Liberal Democart leader Nick Clegg bemoans the prospects of a “broken society” if the Tories continue in power at Westminster, or a “broken economy” if Labour were to gain power, while Scottish Secretary Alistair Carmichael ridiculously calls for a future Scottish referendum to be ruled out before a judgment can be made as to whether the “vow” which conceivably swung the outcome of the 18 September vote has been honoured, as well as before the result of a likely 2017 referendum on the UK’s continuing membership of the EU is known.

The serious minds among the Liberal Democrats, as well as among the leaders of the ­Labour and Tory parties, should now be focused on ­delivering the “extensive powers” promised to Scotland.

But perhaps the recent comments of Messrs Clegg and Carmichael are a tacit acknowledgement that Mr Jones is correct and any “tax-raising powers” significantly greater than the limited powers contained in the 2012 Scotland Act (based on the recommendations of the Calman Commission) are likely to destabilise the UK economy in the long term.

The overall conclusion of his analysis, which remained unstated by Mr Jones, and which many determined for themselves before voting
Yes on 18 September, is that independence is the logical route ahead, both for Scotland and the rest of the UK, if the powers sought by the ­majority of the Scottish people for at least “devo-max” in the form of a quasi-federal state (as “guaranteed” by 
Gordon Brown) are to be 
sustainably delivered.

Stan Grodynski


East Lothian

Is Alistair Carmichael real?

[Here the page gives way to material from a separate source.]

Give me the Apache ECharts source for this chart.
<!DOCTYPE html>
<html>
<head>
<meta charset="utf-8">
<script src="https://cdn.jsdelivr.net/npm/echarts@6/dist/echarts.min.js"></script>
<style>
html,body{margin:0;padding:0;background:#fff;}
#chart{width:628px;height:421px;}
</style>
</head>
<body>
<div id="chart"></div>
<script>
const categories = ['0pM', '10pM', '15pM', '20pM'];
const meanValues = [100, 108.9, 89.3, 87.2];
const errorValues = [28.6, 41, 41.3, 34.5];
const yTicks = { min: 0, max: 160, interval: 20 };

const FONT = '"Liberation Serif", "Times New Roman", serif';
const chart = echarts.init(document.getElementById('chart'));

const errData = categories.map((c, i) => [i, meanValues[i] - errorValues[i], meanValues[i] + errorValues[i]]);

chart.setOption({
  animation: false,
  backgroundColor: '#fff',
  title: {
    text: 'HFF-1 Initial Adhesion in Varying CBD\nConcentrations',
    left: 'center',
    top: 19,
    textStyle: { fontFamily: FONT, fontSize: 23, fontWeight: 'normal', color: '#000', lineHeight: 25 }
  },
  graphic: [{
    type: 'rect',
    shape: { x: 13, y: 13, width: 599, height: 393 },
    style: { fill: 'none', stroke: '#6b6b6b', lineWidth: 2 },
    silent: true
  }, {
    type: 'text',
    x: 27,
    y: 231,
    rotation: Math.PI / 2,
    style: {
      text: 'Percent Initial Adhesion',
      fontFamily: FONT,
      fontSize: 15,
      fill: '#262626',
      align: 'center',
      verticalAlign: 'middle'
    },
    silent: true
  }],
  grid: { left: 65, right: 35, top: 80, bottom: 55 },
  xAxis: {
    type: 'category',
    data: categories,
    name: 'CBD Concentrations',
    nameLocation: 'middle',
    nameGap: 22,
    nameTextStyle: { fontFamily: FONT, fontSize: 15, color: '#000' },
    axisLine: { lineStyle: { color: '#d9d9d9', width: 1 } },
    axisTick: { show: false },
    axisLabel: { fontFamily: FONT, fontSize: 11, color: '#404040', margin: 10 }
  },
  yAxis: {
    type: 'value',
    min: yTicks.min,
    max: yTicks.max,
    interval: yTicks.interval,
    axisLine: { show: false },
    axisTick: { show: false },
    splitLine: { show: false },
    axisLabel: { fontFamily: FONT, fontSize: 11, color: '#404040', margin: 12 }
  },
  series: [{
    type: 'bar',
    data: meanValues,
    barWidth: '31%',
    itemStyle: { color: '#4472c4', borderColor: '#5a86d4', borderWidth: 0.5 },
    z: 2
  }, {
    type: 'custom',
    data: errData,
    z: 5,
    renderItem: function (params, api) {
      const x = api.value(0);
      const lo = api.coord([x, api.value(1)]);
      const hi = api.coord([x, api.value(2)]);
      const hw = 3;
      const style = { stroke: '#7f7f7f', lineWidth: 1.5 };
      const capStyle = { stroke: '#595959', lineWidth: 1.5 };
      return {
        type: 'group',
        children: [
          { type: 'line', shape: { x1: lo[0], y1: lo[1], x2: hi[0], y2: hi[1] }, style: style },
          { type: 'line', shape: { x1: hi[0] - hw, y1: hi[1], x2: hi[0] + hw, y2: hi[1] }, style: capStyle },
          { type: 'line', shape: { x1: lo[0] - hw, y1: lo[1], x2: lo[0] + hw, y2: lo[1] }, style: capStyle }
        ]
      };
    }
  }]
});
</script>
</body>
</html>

Where does he get off telling anyone to respect the referendum result?

As I recall, 55 per cent voted for the status quo and 45 per cent voted for independence. However, the result has been corrupted into a vote for ­further devolution. Devolution was offered to be on the ballot paper but was rejected by the unionist parties. At a late date in the referendum campaign, the unionists introduced the proposition of further devolution – the result is that they now claim Scotland voted for further devolution. Although half a loaf is better than no loaf, it does not change the facts that no one voted for devolution.

The truth is that the unionists are determined to deliver that which no one voted for: where is the respect for the ­actual referendum and the electorate who voted?